Figure 3 details the oil type curve for each play, calculated using Arps hyperbolic decline curve fit methodology. The B-factors were defined using industry research and public operator reports, while other Arp’s coefficients were calculated (within standard boundary constraints) based on observed production histories. In this dataset the Austin Chalk wells tend to produce with the highest IP and initial decline rates, causing them to quickly drop off in production in favor of the Delaware and Midland wells with slightly lower initial declines. Meanwhile, the Eagle Ford wells initially produce with a lower IP but maintain a relatively lower decline throughout the 30-year life of the well.

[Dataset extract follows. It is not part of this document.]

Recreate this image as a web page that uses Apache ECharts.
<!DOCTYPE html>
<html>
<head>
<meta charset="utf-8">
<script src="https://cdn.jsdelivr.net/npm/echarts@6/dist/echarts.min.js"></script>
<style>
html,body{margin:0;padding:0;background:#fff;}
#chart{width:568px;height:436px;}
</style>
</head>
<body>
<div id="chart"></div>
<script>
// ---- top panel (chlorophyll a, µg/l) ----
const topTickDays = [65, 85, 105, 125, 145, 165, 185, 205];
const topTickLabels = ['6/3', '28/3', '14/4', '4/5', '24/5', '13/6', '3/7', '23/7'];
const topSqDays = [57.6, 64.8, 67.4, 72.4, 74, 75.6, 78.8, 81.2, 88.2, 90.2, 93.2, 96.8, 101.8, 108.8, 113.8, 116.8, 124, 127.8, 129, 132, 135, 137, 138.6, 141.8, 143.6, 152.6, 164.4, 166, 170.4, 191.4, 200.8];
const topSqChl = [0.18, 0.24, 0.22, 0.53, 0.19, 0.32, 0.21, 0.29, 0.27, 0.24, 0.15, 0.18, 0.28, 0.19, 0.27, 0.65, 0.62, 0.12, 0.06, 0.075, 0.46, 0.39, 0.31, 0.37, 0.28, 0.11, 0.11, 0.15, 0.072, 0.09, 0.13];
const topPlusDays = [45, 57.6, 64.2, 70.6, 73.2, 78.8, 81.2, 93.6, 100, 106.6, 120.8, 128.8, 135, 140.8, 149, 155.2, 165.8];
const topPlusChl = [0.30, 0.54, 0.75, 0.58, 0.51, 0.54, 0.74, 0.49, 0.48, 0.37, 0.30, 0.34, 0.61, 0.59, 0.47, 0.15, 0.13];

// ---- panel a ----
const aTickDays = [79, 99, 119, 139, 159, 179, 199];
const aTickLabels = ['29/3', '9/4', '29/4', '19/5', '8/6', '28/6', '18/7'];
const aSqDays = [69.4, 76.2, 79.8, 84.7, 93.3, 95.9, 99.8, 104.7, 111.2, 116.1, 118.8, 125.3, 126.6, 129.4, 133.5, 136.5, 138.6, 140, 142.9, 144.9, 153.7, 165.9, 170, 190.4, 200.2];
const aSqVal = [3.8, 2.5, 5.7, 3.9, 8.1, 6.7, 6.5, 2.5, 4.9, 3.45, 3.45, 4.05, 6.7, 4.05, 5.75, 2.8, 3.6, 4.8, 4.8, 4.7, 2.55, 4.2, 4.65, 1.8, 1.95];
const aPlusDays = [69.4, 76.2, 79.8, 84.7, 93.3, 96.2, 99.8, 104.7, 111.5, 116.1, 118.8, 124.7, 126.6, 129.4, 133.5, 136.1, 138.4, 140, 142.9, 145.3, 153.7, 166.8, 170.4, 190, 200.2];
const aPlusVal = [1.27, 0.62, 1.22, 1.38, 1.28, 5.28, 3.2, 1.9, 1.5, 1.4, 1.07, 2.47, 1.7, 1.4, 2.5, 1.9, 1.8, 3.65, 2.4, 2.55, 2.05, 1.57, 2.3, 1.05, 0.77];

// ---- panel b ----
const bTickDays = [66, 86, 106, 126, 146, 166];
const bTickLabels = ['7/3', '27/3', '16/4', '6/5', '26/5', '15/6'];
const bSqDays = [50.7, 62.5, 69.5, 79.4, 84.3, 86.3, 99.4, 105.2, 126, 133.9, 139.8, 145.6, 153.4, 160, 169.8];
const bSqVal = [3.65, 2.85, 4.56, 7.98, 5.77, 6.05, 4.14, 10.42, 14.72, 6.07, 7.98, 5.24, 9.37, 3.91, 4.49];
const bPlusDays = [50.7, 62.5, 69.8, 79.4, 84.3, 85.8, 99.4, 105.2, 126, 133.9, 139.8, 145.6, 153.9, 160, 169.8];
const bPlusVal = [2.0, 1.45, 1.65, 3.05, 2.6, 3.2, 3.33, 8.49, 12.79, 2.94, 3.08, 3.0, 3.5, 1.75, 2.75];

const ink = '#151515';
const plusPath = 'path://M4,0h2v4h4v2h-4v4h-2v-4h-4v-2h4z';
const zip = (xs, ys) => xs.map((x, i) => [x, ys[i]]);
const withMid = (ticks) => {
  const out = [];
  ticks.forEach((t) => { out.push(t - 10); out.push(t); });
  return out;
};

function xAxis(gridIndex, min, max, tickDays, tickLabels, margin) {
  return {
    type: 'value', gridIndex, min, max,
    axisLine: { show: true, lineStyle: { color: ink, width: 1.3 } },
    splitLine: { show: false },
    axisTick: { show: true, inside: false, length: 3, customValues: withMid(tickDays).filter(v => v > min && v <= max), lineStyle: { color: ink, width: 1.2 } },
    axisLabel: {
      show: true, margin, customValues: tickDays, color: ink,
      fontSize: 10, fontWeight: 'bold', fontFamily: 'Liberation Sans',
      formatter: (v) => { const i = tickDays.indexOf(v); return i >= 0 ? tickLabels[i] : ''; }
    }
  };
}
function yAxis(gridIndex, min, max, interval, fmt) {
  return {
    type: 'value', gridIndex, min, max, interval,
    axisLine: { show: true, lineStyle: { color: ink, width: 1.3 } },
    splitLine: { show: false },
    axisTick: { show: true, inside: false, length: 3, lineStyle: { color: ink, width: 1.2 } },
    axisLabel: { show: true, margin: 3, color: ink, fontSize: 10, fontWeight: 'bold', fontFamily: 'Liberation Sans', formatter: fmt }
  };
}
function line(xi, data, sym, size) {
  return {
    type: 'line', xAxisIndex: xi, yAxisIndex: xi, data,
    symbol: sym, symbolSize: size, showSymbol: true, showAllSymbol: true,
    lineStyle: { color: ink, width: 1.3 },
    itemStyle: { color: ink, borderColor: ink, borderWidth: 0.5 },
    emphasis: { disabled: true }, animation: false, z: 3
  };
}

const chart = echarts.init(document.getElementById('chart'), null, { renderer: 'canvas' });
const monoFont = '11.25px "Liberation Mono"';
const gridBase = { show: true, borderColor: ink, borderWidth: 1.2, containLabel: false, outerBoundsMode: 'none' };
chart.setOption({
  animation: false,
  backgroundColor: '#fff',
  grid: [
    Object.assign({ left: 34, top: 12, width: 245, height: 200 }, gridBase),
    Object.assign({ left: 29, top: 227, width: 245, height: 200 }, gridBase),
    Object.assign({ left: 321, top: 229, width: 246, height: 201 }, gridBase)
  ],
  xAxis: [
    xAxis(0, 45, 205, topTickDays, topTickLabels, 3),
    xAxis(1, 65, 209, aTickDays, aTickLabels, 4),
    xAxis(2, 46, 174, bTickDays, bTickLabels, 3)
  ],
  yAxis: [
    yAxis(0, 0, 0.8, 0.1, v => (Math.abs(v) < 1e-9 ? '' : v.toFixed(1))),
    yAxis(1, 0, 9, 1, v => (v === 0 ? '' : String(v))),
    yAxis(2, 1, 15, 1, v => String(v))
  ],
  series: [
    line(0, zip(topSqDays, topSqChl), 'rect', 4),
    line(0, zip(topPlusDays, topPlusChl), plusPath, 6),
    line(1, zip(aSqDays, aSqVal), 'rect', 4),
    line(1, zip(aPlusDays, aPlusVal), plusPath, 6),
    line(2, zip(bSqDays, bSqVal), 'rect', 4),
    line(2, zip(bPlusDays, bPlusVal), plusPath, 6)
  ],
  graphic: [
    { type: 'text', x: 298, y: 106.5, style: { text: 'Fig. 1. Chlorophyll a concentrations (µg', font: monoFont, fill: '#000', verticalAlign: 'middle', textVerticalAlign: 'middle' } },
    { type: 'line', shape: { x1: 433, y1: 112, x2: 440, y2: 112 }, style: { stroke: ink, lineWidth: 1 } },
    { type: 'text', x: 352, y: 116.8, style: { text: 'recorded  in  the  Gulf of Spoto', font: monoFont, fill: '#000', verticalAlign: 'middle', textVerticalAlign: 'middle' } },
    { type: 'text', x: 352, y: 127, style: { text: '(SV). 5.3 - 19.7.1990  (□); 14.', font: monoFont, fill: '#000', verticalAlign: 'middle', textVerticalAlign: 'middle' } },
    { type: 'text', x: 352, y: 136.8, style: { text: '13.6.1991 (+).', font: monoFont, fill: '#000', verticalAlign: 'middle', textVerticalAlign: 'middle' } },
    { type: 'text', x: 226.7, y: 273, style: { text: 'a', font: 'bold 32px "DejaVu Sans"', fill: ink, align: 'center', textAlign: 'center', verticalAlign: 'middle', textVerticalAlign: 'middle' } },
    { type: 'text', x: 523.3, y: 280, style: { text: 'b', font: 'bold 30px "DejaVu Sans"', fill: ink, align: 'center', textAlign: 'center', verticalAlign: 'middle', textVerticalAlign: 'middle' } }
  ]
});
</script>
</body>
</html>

Finally, Figure 4 shows the cumulative NPV10 for each of the 4 play models. The Midland and Delaware models start off with much higher CAPEX, but quickly overtake the less capital-intensive Eagle Ford model with higher production rates. In contrast, the less resource intensive and initially highly productive Austin Chalk model translates into a significantly higher NPV than the other plays, despite the quick drop off in production. As the PV interest rate increases (Table 1) this discrepancy only becomes more significant.

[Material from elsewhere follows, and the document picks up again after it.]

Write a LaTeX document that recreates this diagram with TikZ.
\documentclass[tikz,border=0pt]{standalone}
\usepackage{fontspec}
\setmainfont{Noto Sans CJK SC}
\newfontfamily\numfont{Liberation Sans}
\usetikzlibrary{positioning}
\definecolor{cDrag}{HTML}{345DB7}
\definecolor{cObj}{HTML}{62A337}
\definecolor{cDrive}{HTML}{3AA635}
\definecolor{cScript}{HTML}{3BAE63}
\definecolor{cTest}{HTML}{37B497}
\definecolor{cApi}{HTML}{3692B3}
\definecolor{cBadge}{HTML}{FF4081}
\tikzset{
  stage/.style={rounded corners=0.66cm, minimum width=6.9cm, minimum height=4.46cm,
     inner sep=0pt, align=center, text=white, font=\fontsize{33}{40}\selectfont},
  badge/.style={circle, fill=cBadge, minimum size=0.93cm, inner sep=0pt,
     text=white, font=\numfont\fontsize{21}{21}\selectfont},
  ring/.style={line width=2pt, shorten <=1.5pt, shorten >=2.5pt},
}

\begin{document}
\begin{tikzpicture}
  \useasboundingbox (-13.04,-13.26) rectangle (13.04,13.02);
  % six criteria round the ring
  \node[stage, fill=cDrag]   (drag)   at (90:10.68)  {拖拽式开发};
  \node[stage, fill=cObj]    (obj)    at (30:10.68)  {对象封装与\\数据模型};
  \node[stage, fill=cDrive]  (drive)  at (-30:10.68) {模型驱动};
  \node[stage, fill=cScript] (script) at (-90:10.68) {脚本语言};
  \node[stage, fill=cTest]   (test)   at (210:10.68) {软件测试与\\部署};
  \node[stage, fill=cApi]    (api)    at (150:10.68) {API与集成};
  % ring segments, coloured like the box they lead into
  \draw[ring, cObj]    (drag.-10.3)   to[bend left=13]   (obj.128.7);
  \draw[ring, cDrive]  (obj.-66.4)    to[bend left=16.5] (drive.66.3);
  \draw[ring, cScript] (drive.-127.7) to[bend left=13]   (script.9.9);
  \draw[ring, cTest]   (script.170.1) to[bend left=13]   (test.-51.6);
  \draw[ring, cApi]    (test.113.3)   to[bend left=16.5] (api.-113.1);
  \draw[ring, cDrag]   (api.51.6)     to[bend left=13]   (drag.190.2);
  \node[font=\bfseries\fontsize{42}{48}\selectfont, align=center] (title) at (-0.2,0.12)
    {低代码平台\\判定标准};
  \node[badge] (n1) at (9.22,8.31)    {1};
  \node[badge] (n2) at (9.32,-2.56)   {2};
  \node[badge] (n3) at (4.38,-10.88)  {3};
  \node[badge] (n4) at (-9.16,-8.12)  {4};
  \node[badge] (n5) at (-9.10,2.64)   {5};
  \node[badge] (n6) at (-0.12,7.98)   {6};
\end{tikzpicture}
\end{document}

Before drawing conclusions from the data there are other facts and assumptions not contained within the model that should be considered. Oil and gas sales prices and water disposal costs were considered static for this analysis, but volatility in the price of oil or the cost of water disposal could lead to significant swings in profitability. As water continues to be produced in high volumes, water disposal costs will continue to rise, leading to much higher long-term operating expenses for plays with higher water production. It’s also worth considering the value of investing in stacked target plays versus single target plays. Drilling a well in the Permian with the intent of developing multiple targets, sharing some of the capital expenditures between the targets, could help offset the high initial cost when compared to single target plays like the Eagle Ford and Austin Chalk.
The quantity and quality of acreage available for each of these plays is also worth further consideration. As mentioned earlier, the Permian has been exploited over a long period of time. The highest quality areas of the basin have already been extensively developed, leaving very little quality acreage available for new development, which is reflected both in this study and in consideration for future investment. While prime Eagle Ford acreage is also mostly played out, the Austin Chalk play is spread out over a much wider area, meaning there’s potentially still room to identify and develop high quality acreage. Although the selection bias described above does present itself in this analysis, this is the current state of the hydrocarbon environment, and is the framework in which investment decisions should be understood. As the oil price slump drags on, operators will need to consider their asset production profiles in relation to capital and operating costs when determining how to manage current and future assets.